Jackson finished scoreless, having missed both of his field-goal attempts in 2 minutes, 50 seconds of playing time. He was unavailable for comment after the game, according to Brian Mahoney of The Associated Press.
Stephen Jackson gestures in the direction of his assailant. (AP/Kathy Willens)In and of itself, a player turning an ankle by stepping on someone sitting courtside isn't that weird — we've seen countless plays like that over the years, specifically along the baseline, where network television camera operators have become frequent landing spots for airborne ballplayers (and, subsequently, targets for fan and writer derision when said players come up lame). The rare element of this particular play, though, was captured by the Spurs' FOX Sports Southwest broadcast team, who noticed that as Jackson took his step backward after absorbing Stoudemire's contact, his right foot stepped on, of all things, a courtside waitress who was crouching down along the boundary, which led to the twisted right ankle that knocked him out of the game.
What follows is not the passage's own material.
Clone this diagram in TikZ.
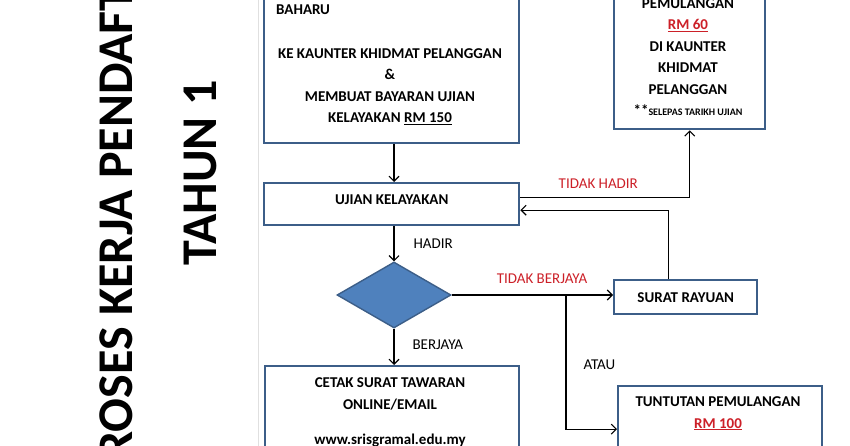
\documentclass[tikz,border=0pt]{standalone}
\usepackage{fontspec}
\setmainfont{Carlito}
\usetikzlibrary{arrows.meta,shapes.geometric}

\definecolor{bingkai}{RGB}{60,94,136}
\definecolor{biru}{RGB}{79,129,189}
\definecolor{merah}{RGB}{204,32,40}

\begin{document}
\begin{tikzpicture}[x=1pt, y=-1pt, >={Straight Barb[length=5pt,width=10pt]},
  petak/.style={draw=bingkai, line width=2.4pt, inner sep=0pt, anchor=north west},
  tulis/.style={font=\fontsize{15}{21.5}\selectfont\bfseries, align=center, anchor=base, inner sep=0pt},
  label/.style={font=\fontsize{15}{18}\selectfont, inner sep=0pt},
  arr/.style={->, line width=1.1pt}]

% Frame
\useasboundingbox (0,0) rectangle (850,446);
\clip (0,0) rectangle (850,446);
\draw[black!12, line width=1pt] (258,0) -- (258,446);

% Title
\node[anchor=base west, rotate=90, inner sep=0pt, font=\fontsize{50}{60}\selectfont\bfseries]
  (judul) at (132,460) {ROSES KERJA PENDAFT};
\node[rotate=90, inner sep=0pt, font=\fontsize{50}{60}\selectfont\bfseries]
  (tahun) at (200,173) {TAHUN 1};

% Boxes
\node[petak, minimum width=255pt, minimum height=182pt] (daftar) at (263,-40) {};
\node[petak, minimum width=255pt, minimum height=42pt, text height=10pt, text depth=10pt,
  font=\fontsize{15}{18}\selectfont\bfseries] (ujian) at (263,182) {UJIAN KELAYAKAN};
\node[diamond, draw=bingkai, fill=biru, line width=1.4pt, inner sep=0pt,
  minimum width=114pt, minimum height=66pt] (keputusan) at (394,295) {};
\node[petak, minimum width=151pt, minimum height=188pt] (pulang) at (613,-60) {};
\node[petak, minimum width=143pt, minimum height=34pt, font=\fontsize{15}{18}\selectfont\bfseries]
  (rayuan) at (613,279) {SURAT RAYUAN};
\node[petak, minimum width=254pt, minimum height=120pt] (cetak) at (264,365) {};
\node[petak, minimum width=204pt, minimum height=86pt] (tuntutan) at (617,385) {};

% Box texts (base = last line)
\node[tulis, anchor=base west] (baharu) at (276,15) {BAHARU};
\node[tulis] (daftarisi) at (390,123)
  {KE KAUNTER KHIDMAT PELANGGAN\\ \&\\ MEMBUAT BAYARAN UJIAN\\ KELAYAKAN \underline{RM 150}};
\node[tulis] (pulangisi) at (688,116)
  {PEMULANGAN\\ \textcolor{merah}{\underline{RM 60}}\\ DI KAUNTER\\ KHIDMAT\\ PELANGGAN\\
   **{\fontsize{10}{12}\selectfont SELEPAS TARIKH UJIAN}};
\node[tulis] (cetakisi) at (390,444)
  {CETAK SURAT TAWARAN\\ ONLINE/EMAIL\\[13.5pt] www.srisgramal.edu.my};
\node[tulis] (tuntutanisi) at (718,428)
  {TUNTUTAN PEMULANGAN\\ \textcolor{merah}{\underline{RM 100}}};

% Arrows
\draw[arr] (daftar.south -| keputusan.north) -- (ujian.north -| keputusan.north);
\draw[arr] (ujian.south -| keputusan.north) -- (keputusan.north)
  node[label, midway, right=19pt] {HADIR};
\draw[arr] (keputusan.south) -- (cetak.north -| keputusan.south)
  node[label, pos=0.45, right=18pt] {BERJAYA};
\draw[arr] (keputusan.east) -- (rayuan.west |- keputusan.east)
  node[label, pos=0.56, above=11pt, text=merah] {TIDAK BERJAYA};
\draw[arr] ([yshift=7pt]ujian.east) -| (pulang.south)
  node[label, pos=0.23, above=8pt, text=merah] {TIDAK HADIR};
\draw[arr] ([xshift=-17pt]rayuan.north) |- ([yshift=-6pt]ujian.east);

% Branch to refund
\coordinate (cabang) at (566,295);
\draw[arr] (cabang) |- (tuntutan.west)
  node[label, pos=0.26, right=17pt] {ATAU};

\end{tikzpicture}
\end{document}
The Spurs broadcasters reported that the waitress was serving New York City Mayor Michael Bloomberg, who was seated directly behind where Jackson launched his shot. While I certainly wouldn't wish any injury, let alone such a weird one, on any player, let alone one I love as much as Cap'n Jack, one aspect of this unfortunate situation worth celebrating is that it resulted in the following sentence appearing in an Associated Press story: "It was unclear if the waitress was serving Bloomberg, who was seen eating a box of popcorn shortly after the play." I honestly never thought I'd read anything like that in relationship to Stephen Jackson; shame on me for being so closed-minded.
The Knicks went on to beat the Spurs, 100-83, snapping San Antonio's seven-game winning streak behind a balanced scoring effort and a long-range barrage that saw New York finish 12 for 27 (44.4 percent) from 3-point land. Anthony led the way with 23 points, eight rebounds and three assists in 36 minutes, while sixth man J.R. Smith chipped in 20 points, five rebounds, three assists and one monster dunk off the Knicks bench.
San Antonio hung in throughout the first half, but appeared to be sluggish after intermission while playing their fourth game in five nights, finishing with an unseemly 36.4 percent mark from the field and going just 9 for 34 from long range. Only three Spurs scored in double-figures, led by reserve guard Gary Neal's 12 points.